NOTE: This works whether using SDUI or HDUI.

I know very little about flash programming but exploring a little more I made a simple "Hello World!" ActionScript 2 script and compiled to swf with the free mtasc compiler and served up the resulting swf to my Premiere via a simple Python web server and verified that it ran.

Don't know if a fully custom flash application responding to various remote control presses is possible and if for example serving up video through flash would be possible as well. Above simple "Hello World!" script is as far as I got. I tried to do a little with event listeners to see if I could figure out how to capture remote control presses but didn't get anywhere with that.

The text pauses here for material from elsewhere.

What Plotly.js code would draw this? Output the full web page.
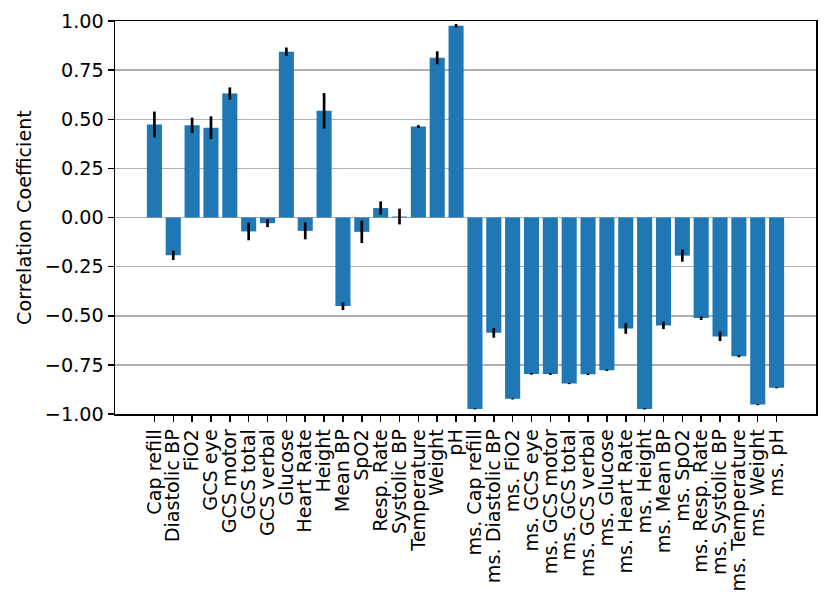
<!DOCTYPE html>
<html>
<head>
<meta charset="utf-8">
<script src="https://cdn.plot.ly/plotly-3.0.1.min.js"></script>
<style>
  html, body { margin: 0; padding: 0; background: #fff; }
</style>
</head>
<body>
<div id="chart" style="width:830px;height:613px;"></div>
<script>
const features = [
  'Cap refill', 'Diastolic BP', 'FiO2', 'GCS eye', 'GCS motor', 'GCS total',
  'GCS verbal', 'Glucose', 'Heart Rate', 'Height', 'Mean BP', 'SpO2',
  'Resp. Rate', 'Systolic BP', 'Temperature', 'Weight', 'pH',
  'ms. Cap refill', 'ms. Diastolic BP', 'ms. FiO2', 'ms. GCS eye', 'ms. GCS motor',
  'ms. GCS total', 'ms. GCS verbal', 'ms. Glucose', 'ms. Heart Rate', 'ms. Height',
  'ms. Mean BP', 'ms. SpO2', 'ms. Resp. Rate', 'ms. Systolic BP', 'ms. Temperature',
  'ms. Weight', 'ms. pH',
];

const correlation = [
  0.473, -0.192, 0.469, 0.457, 0.631, -0.071,
  -0.029, 0.844, -0.068, 0.543, -0.451, -0.073,
  0.048, 0.005, 0.463, 0.813, 0.976,
  -0.974, -0.587, -0.923, -0.796, -0.796,
  -0.845, -0.798, -0.777, -0.565, -0.974,
  -0.549, -0.194, -0.512, -0.605, -0.706,
  -0.952, -0.866,
];

const spread = [
  0.066, 0.024, 0.039, 0.058, 0.031, 0.045,
  0.020, 0.021, 0.043, 0.090, 0.020, 0.057,
  0.034, 0.040, 0.007, 0.033, 0.009,
  0.003, 0.025, 0.003, 0.004, 0.005,
  0.003, 0.004, 0.004, 0.027, 0.003,
  0.019, 0.031, 0.009, 0.024, 0.005,
  0.003, 0.003,
];

const yTicks = [-1, -0.75, -0.5, -0.25, 0, 0.25, 0.5, 0.75, 1];

const positions = features.map((_, i) => i);
const fontFamily = 'DejaVu Sans, sans-serif';
const fontSize = 19.2;

Plotly.newPlot('chart', [{
  type: 'bar',
  x: positions,
  y: correlation,
  width: 0.8,
  marker: { color: '#1f77b4', line: { width: 0 } },
  error_y: {
    type: 'data',
    array: spread,
    visible: true,
    color: '#000000',
    thickness: 2.7,
    width: 0,
  },
  hoverinfo: 'x+y',
}], {
  width: 830,
  height: 613,
  margin: { l: 115, r: 14, t: 21, b: 199, pad: 0 },
  paper_bgcolor: '#ffffff',
  plot_bgcolor: '#ffffff',
  showlegend: false,
  font: { family: fontFamily, size: fontSize, color: '#000000' },
  xaxis: {
    range: [-2.09, 35.09],
    tickmode: 'array',
    tickvals: positions,
    ticktext: features,
    tickangle: -90,
    ticks: 'outside',
    ticklen: 6,
    tickwidth: 1.5,
    tickcolor: '#000000',
    showgrid: false,
    zeroline: false,
    showline: true,
    linecolor: '#000000',
    linewidth: 1.5,
    mirror: true,
    tickfont: { family: fontFamily, size: fontSize },
  },
  yaxis: {
    range: [-1, 1],
    tickmode: 'array',
    tickvals: yTicks,
    tickformat: '.2f',
    ticks: 'outside',
    ticklen: 6,
    tickwidth: 1.5,
    tickcolor: '#000000',
    showgrid: true,
    gridcolor: '#b0b0b0',
    gridwidth: 1.5,
    zeroline: false,
    showline: true,
    linecolor: '#000000',
    linewidth: 1.5,
    mirror: true,
    tickfont: { family: fontFamily, size: fontSize },
    title: { text: 'Correlation Coefficient', font: { family: fontFamily, size: fontSize }, standoff: 8 },
  },
}, { displayModeBar: false, staticPlot: true });
</script>
</body>
</html>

At any rate I thought this was at least mildly interesting and figured I would post here to see if anyone perhaps with more flash experience has an interest in exploring this further. I can post some code for someone to get going on this and replicate what I have done so far if there is any interest.


----------



## Soapm (May 9, 2007)

Very interesting but it's to close to a way to brick your S4 for me to give it a try. And I'm the adventurous type...


----------



## wmcbrine (Aug 2, 2003)

DUDE.

Yes this is mildly interesting.  Moar plz.


----------



## moyekj (Jan 24, 2006)

OK, here's a zip package which I think has all the stuff to get started along with a README.txt summarizing each file:
http://kmttg.googlecode.com/files/TiVoFlash.zip

Basically to get started edit run.bat (Windows) or run.sh (Linux) to set your Series 4 IP and your 10 digit MAK and then just run the script.

Once you have the sheep swf working if you like you can make your own and use webserver to serve it up. Start with provided sample.swf file as starting point. You can test webserver with your browser first.

NOTE: If you give a bad URL you could hangup your Premiere GUI for a while (I've done it a couple of times). Use at your own risk, etc.
It's late so I may have messed up making the package. Let me know if something is missing or not clear.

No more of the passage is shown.